Magnetometer-detected Nuclear Magnetic Resonance of Photochemically Hyperpolarized Molecules

Photochemically induced dynamic nuclear polarization (photo-CIDNP) enables nuclear spin ordering by irradiating samples with light. Polarized spins are conventionally detected via high-field chemical shift-resolved NMR (above 0.1 T), however, of particular importance are CIDNP processes occurring at relatively low fields (<50 mT). In this paper, we demonstrate in situ low-field photo-CIDNP measurements using shielded fast-field-cycling NMR combined with audio-frequency detection of Larmor precession via atomic magnetometers.

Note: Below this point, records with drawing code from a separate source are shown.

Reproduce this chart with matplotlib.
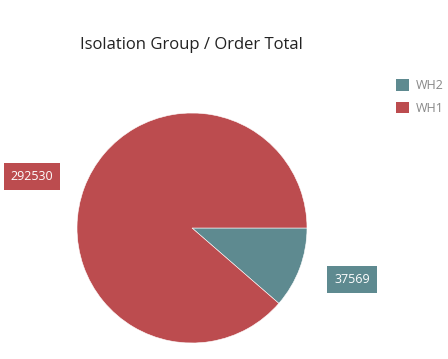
import numpy as np
import matplotlib
matplotlib.use("Agg")
import matplotlib.pyplot as plt

categories = ["WH2", "WH1"]
values = [37569, 292530]
colors = ["#5E8A90", "#BC4C4F"]
title = "Isolation Group / Order Total"

plt.rcParams['font.family'] = ['Open Sans', 'DejaVu Sans']

W, H = 448, 359
fig = plt.figure(figsize=(W / 100, H / 100), dpi=100)
cx, cy, r = 192, 228, 115
ax = fig.add_axes([(cx - r) / W, 1 - (cy + r) / H, 2 * r / W, 2 * r / H])
wedges, _ = ax.pie(values, colors=colors, startangle=0, counterclock=False,
                   radius=1, wedgeprops=dict(edgecolor="white", linewidth=0.4))
ax.set_xlim(-1, 1)
ax.set_ylim(-1, 1)
ax.set_aspect("equal")
ax.axis("off")

for w, v, c in zip(wedges, values, colors):
    mid = np.deg2rad((w.theta1 + w.theta2) / 2 + 2.75)
    x, y = 1.46 * np.cos(mid), 1.46 * np.sin(mid)
    ax.text(x, y, str(v), ha="center", va="center", color="white", fontsize=9,
            bbox=dict(boxstyle="square,pad=0.55", facecolor=c, edgecolor="none"),
            clip_on=False)

fig.text(191 / W, 1 - 45 / H, title, ha="center", va="center", fontsize=12, color="#222222")

handles = [plt.Rectangle((0, 0), 1, 1, facecolor=c) for c in colors]
leg = fig.legend(handles, categories, loc="upper left", bbox_to_anchor=(385 / W, 1 - 68 / H),
                 frameon=False, fontsize=9, handlelength=1.0, handleheight=1.0,
                 handletextpad=0.6, labelspacing=0.75, labelcolor="#888888")

fig.savefig("out.png", dpi=100, facecolor="white")
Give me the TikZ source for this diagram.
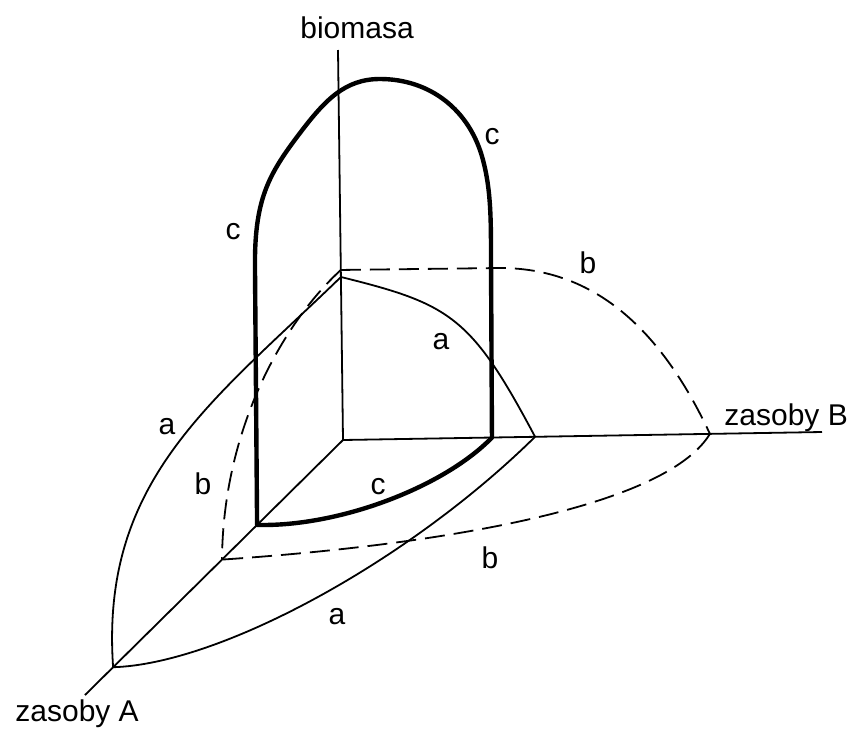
\documentclass[tikz,border=0pt]{standalone}
\usepackage{fontspec}
\setmainfont{Liberation Sans}
\usetikzlibrary{calc}
\begin{document}
\begin{tikzpicture}[x=0.5pt, y=-0.5pt,
    axis/.style={draw=black, line width=0.9pt},
    curvea/.style={draw=black, line width=0.9pt},
    curveb/.style={draw=black, line width=0.9pt, dash pattern=on 10pt off 4.5pt},
    curvec/.style={draw=black, line width=2.2pt, line join=round},
    lbl/.style={font=\fontsize{15}{18}\selectfont, inner sep=0pt}]
  \useasboundingbox (0,0) rectangle (852,729);
  % axes
  \coordinate (O) at (343,440);
  \coordinate (Ztop) at (338,50);
  \coordinate (Bend) at (822,432);
  \coordinate (Aend) at (85,695);
  \coordinate (Za) at ($(O)!0.418!(Ztop)$);
  \coordinate (Zb) at ($(O)!0.436!(Ztop)$);
  \coordinate (Ba) at ($(O)!0.401!(Bend)$);
  \coordinate (Bb) at ($(O)!0.766!(Bend)$);
  \coordinate (Bc) at ($(O)!0.311!(Bend)$);
  \coordinate (Aa) at ($(O)!0.891!(Aend)$);
  \coordinate (Ab) at ($(O)!0.469!(Aend)$);
  \coordinate (Ac) at ($(O)!0.333!(Aend)$);
  \draw[axis] (O) -- (Ztop);
  \draw[axis] (O) -- (Bend);
  \draw[axis] (O) -- (Aend);
  % a
  \draw[curvea] (Za) .. controls (450,304) and (471,316) .. (Ba);
  \draw[curvea] (Za) .. controls (212,402) and (100,480) .. (Aa);
  \draw[curvea] (Ba) .. controls (408,562) and (220,664) .. (Aa);
  % b
  \draw[curveb] (Zb) -- (500,268) .. controls (582,268) and (654,314) .. (Bb);
  \draw[curveb] (Zb) .. controls (282,324) and (223,430) .. (Ab);
  \draw[curveb] (Bb) .. controls (668,503) and (465,543) .. (Ab);
  % c
  \draw[curvec] (Ac) -- (255,270) .. controls (254,200) and (268,175) .. (300,133)
    .. controls (325,100) and (345,79) .. (380,79)
    .. controls (430,79) and (470,110) .. (483,160)
    .. controls (491,190) and (491,220) .. (491,260) -- (Bc)
    .. controls (444,487) and (339,527) .. (Ac) -- cycle;
  % labels
  \node[lbl, anchor=base west] (biomasa) at (300,38) {biomasa};
  \node[lbl, anchor=base west] (zasobyB) at (724,425) {zasoby B};
  \node[lbl, anchor=base west] (zasobyA) at (15,721) {zasoby A};
  \node[lbl] (c1) at (492,137) {c};
  \node[lbl] (c2) at (233,232) {c};
  \node[lbl] (c3) at (378,487) {c};
  \node[lbl] (b1) at (588,263) {b};
  \node[lbl] (b2) at (203,484) {b};
  \node[lbl] (b3) at (490,558) {b};
  \node[lbl] (a1) at (441,342) {a};
  \node[lbl] (a2) at (167,427) {a};
  \node[lbl] (a3) at (337,617) {a};
\end{tikzpicture}
\end{document}
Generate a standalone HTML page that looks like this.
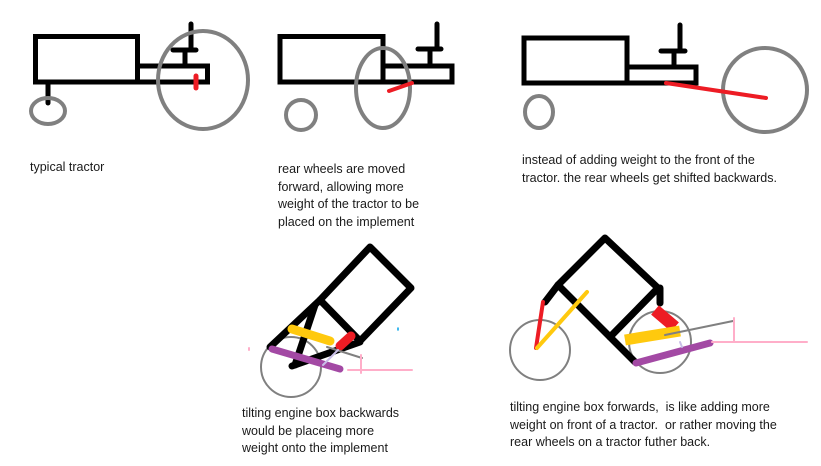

A model system is used comprising tetraphenyl porphyrin as a photosensitizer, and 1,4-benzoquinone as a quencher. For solutions comprising sub-mM concentrations of the photosensitizer and mM concentrations of the quencher, hyperpolarized 1H magnetization is detected by pulse-acquire NMR spectroscopy at 170 nT and 2 μT fields. The observed NMR linewidths are about 5 times narrower than normally anticipated in high-field NMR and are systematically affected by light irradiation during the acquisition period, reflecting a reduction of the transverse relaxation time constant, T_{2}*. Magnetometer-detected photo-CIDNP spectroscopy enables straightforward observation of spin-chemistry processes in the ambient field range of a few nT to tens of mT and may help resolve open questions regarding the nature of avian magneto sensing.